|Agricultural Development and Vector-Borne Diseases (FAO - HABITAT - UNEP - WHO, 1996, 91 p.)|
|Topic J: Plant protection, pest control and chemical inputs|
Slide J.6 Broadcasting fertilizer in paddy fields, Tamil Nadu, India
In industrialized countries combined mechanized pest control and fertilizer spraying provides the necessary efficiency in the agricultural production process. In less developed parts of the world (slide J.6 shows rice farmers in Tamil Nadu, near Madurai) fertilizer is applied by manual labour.
In this particular slide (J.6), the fertilizer that is being applied had been mixed with neem cake prior to the broadcasting. Neem is a botanical product with insecticidal properties. The seeds of the neem tree are pressed to obtain the oil, and the left-over pulp (neem cake) has been tested in a number of field trials for their possible effect on the populations of Culex tritaeniorhynchus.

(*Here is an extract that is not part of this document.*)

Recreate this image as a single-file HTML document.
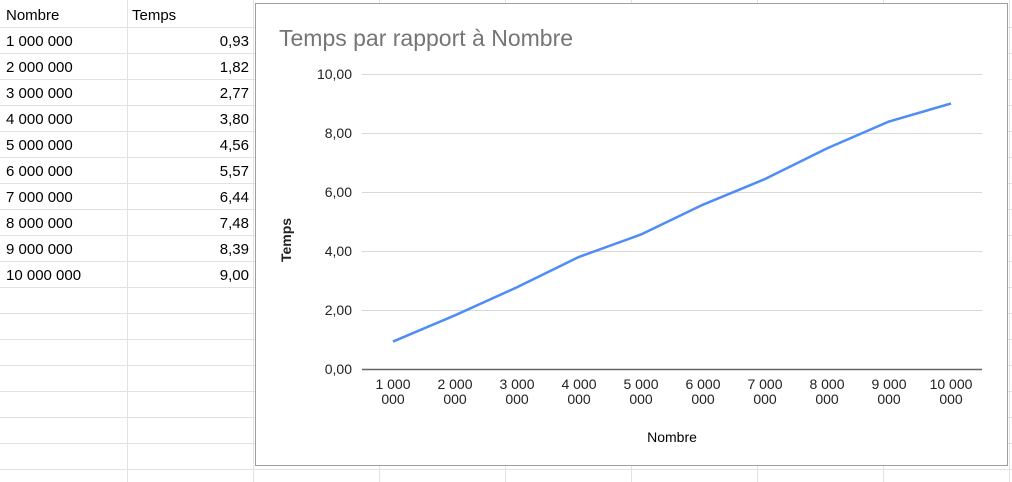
<!DOCTYPE html>
<html><head><meta charset="utf-8"><style>
body{margin:0;width:1012px;height:482px;overflow:hidden;background:#fff;font-family:"Liberation Sans",Arial,sans-serif;}
svg{position:absolute;left:0;top:0}
</style></head><body>
<svg width="1012" height="482">
<g id="grid"></g>
<g id="cells" font-size="15" fill="#000"></g>
<rect x="255.5" y="3.5" width="752" height="462" fill="#fff" stroke="#9e9e9e"/>
<text x="279" y="46" font-size="23" fill="#757575">Temps par rapport à Nombre</text>
<g id="chart"></g>
<text x="672" y="442" font-size="14" text-anchor="middle">Nombre</text>
<text transform="translate(291,240) rotate(-90)" font-size="14" font-weight="bold" text-anchor="middle" fill="#222">Temps</text>
</svg>
<script>
const categories=["1 000 000","2 000 000","3 000 000","4 000 000","5 000 000","6 000 000","7 000 000","8 000 000","9 000 000","10 000 000"];
const temps=[0.93,1.82,2.77,3.80,4.56,5.57,6.44,7.48,8.39,9.00];
const yTicks=[0,2,4,6,8,10];
const NS="http://www.w3.org/2000/svg";
function mk(parent,tag,attrs,txt){const e=document.createElementNS(NS,tag);for(const k in attrs)e.setAttribute(k,attrs[k]);if(txt!=null)e.textContent=txt;parent.appendChild(e);return e;}
const grid=document.getElementById('grid');
for(let y=27;y<482;y+=26){const l=mk(grid,'line',{x1:0,x2:1012,y1:y+0.5,y2:y+0.5,stroke:'#e2e2e2'});

}
for(let x=127;x<1012;x+=126){const l=mk(grid,'line',{x1:x+0.5,x2:x+0.5,y1:0,y2:482,stroke:'#e2e2e2'});

}
const cells=document.getElementById('cells');
const fmt=v=>v.toFixed(2).replace('.',',');
let h1=mk(cells,'text',{x:6,y:20},'Nombre');


let h2=mk(cells,'text',{x:132,y:20},'Temps');


categories.forEach((c,i)=>{const y=46+26*i;
const a=mk(cells,'text',{x:6,y:y},c);


const b=mk(cells,'text',{x:249,y:y,'text-anchor':'end'},fmt(temps[i]));

});
const chart=document.getElementById('chart');
const X=i=>393+62*i, Y=v=>369-29.5*v;
yTicks.forEach(t=>{
const g=mk(chart,'line',{x1:362,x2:982,y1:Y(t)+0.5,y2:Y(t)+0.5,stroke:t===0?'#666':'#d9d9d9','stroke-width':t===0?1.5:1});


const l=mk(chart,'text',{x:352,y:Y(t)+5,'text-anchor':'end','font-size':14,fill:'#222'},fmt(t));

});
categories.forEach((c,i)=>{const p=c.split(' ');const first=p.slice(0,p.length-1).join(' ');
const t=mk(chart,'text',{'text-anchor':'middle','font-size':14,fill:'#222'});


mk(t,'tspan',{x:X(i),y:389},first);mk(t,'tspan',{x:X(i),y:404},p[p.length-1]);});
const line=mk(chart,'polyline',{points:temps.map((v,i)=>X(i)+','+Y(v)).join(' '),fill:'none',stroke:'#4f8df5','stroke-width':2.5,'stroke-linejoin':'round'});


</script>
</body></html>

Product standardization remains a problem without purification and characterization of the active ingredient Joint studies by the Centre for Research in Medical Entomology and the Tamil Nadu Agricultural University, both in Madurai, India, nevertheless demonstrated its effectiveness in irrigated rice fields in reducing vector populations at the very start of the irrigation cycle, but the vector density peak was only delayed and not eliminated, as the neem was broken down more rapidly than expected. As a beneficial side effect, there was a notable reduction of damage to the crop by the rice brown planthopper; on the negative side, there have been reports that neem has a detrimental impact on non-target organisms, including fish.
An attempt to combine neem with Azolla (see below) failed because the two turned out not to be compatible.